Anger – A word that makes you look back at many moments when you lost your cool, without your permission. You did not want to say those words or for them to sound as they did, but the damage is done and now you must apologise even though you believe that your point was valid. The subject matter in many arguments remain untouched and the fight becomes about who said what and how. The humiliation of being in the right yet being wrong, makes you want to hate yourself for not keeping calm at that spur of the moment.
This article is for those who know that their logic is great, but just sometimes, they need to have more control over the outburst.
Distance : This can make a heart grow fonder or eat up all the hearts involved. There is a fine line between taking a step back to allow your logic to take over your rage and to allow your ego to take over that logic. If you are using distance to get back to the other person, you are no less than those loud abusive words. You perhaps may be suffering from confrontation issues or more so a low self-esteem.
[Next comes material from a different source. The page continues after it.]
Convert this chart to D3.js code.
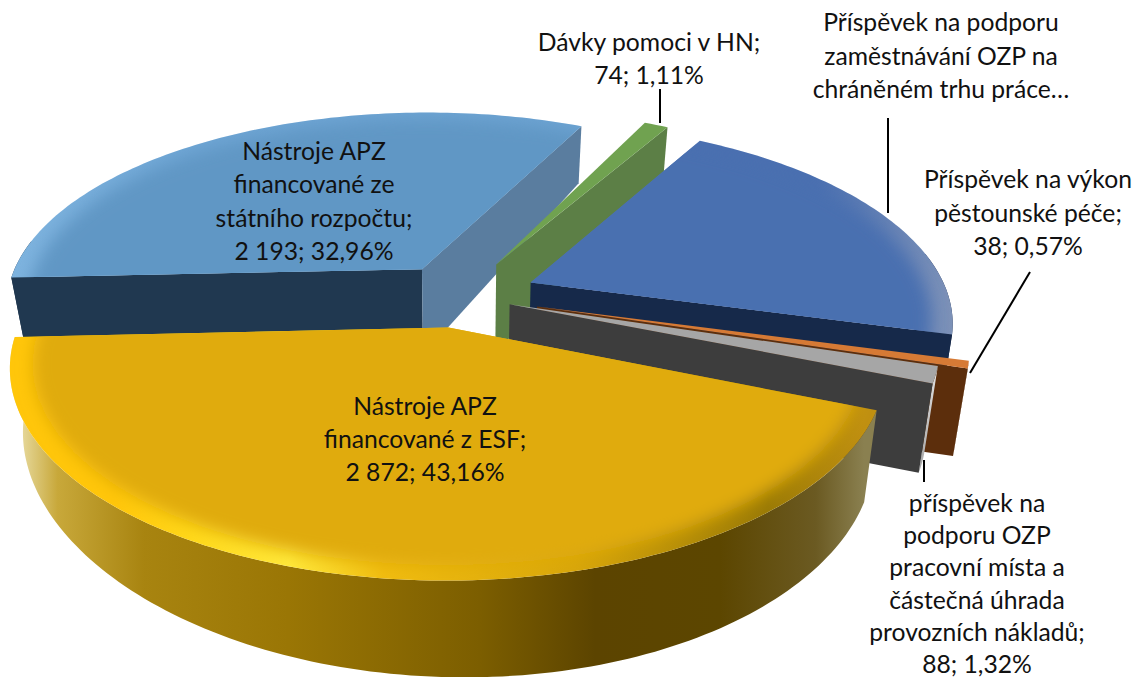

However, when you step back to give the logical side of your brain the power to take over the rage-causing hormones, you are doing this planet a huge favour. 2 hours, that is enough time to save you from causing hurt and cutting off the entry of ego, if of course, the intent is to resolve and move forward.
Self Talk : The poison OR lifesaver. When you are angry, besides your hormones playing games with you, your memory suddenly becomes vivid and brings back to you all the past negative experiences to serve as your machine gun and your assumption of the future to serve as bombs.
Weapons for mass destruction. This is nothing but your negative mind, giving you enough of content to make sure you damage your relationship forever and remain enslaved at its feet. These talks are not to make you feel powerful but to make you behave more stupidly than you ever could in a sane mind and when your logical side wakes up to the mess, you will be shocked at what you did. So, control it. Tell your mind to “Shut up” when what it is telling you is not leading you to growth and positive development.
Language : When you take that 2 hours break and control the self-talk, the best thing to do is to turn your sentences around. It isn’t simply said, that words can hurt and also heal. You didn’t take that 2 hours break to run away but to simply calm down and then address and resolve the issue. You also didn’t take that time out to go back into a discussion as the same noisy person. Defensive sentences are not going to save you from the destruction that you will create with them.So, stick to the subject and bring in some compassion. Drive some understanding down by turning your sentences around to help the other person translate correctly and resolve the dispute. For eg. “I am so angry with you,” become, “I feel let down and disappointed.” “You always do this,” become “I am trying to understand what made you do this.’ Use Anger as a resource for Creation not Destruction.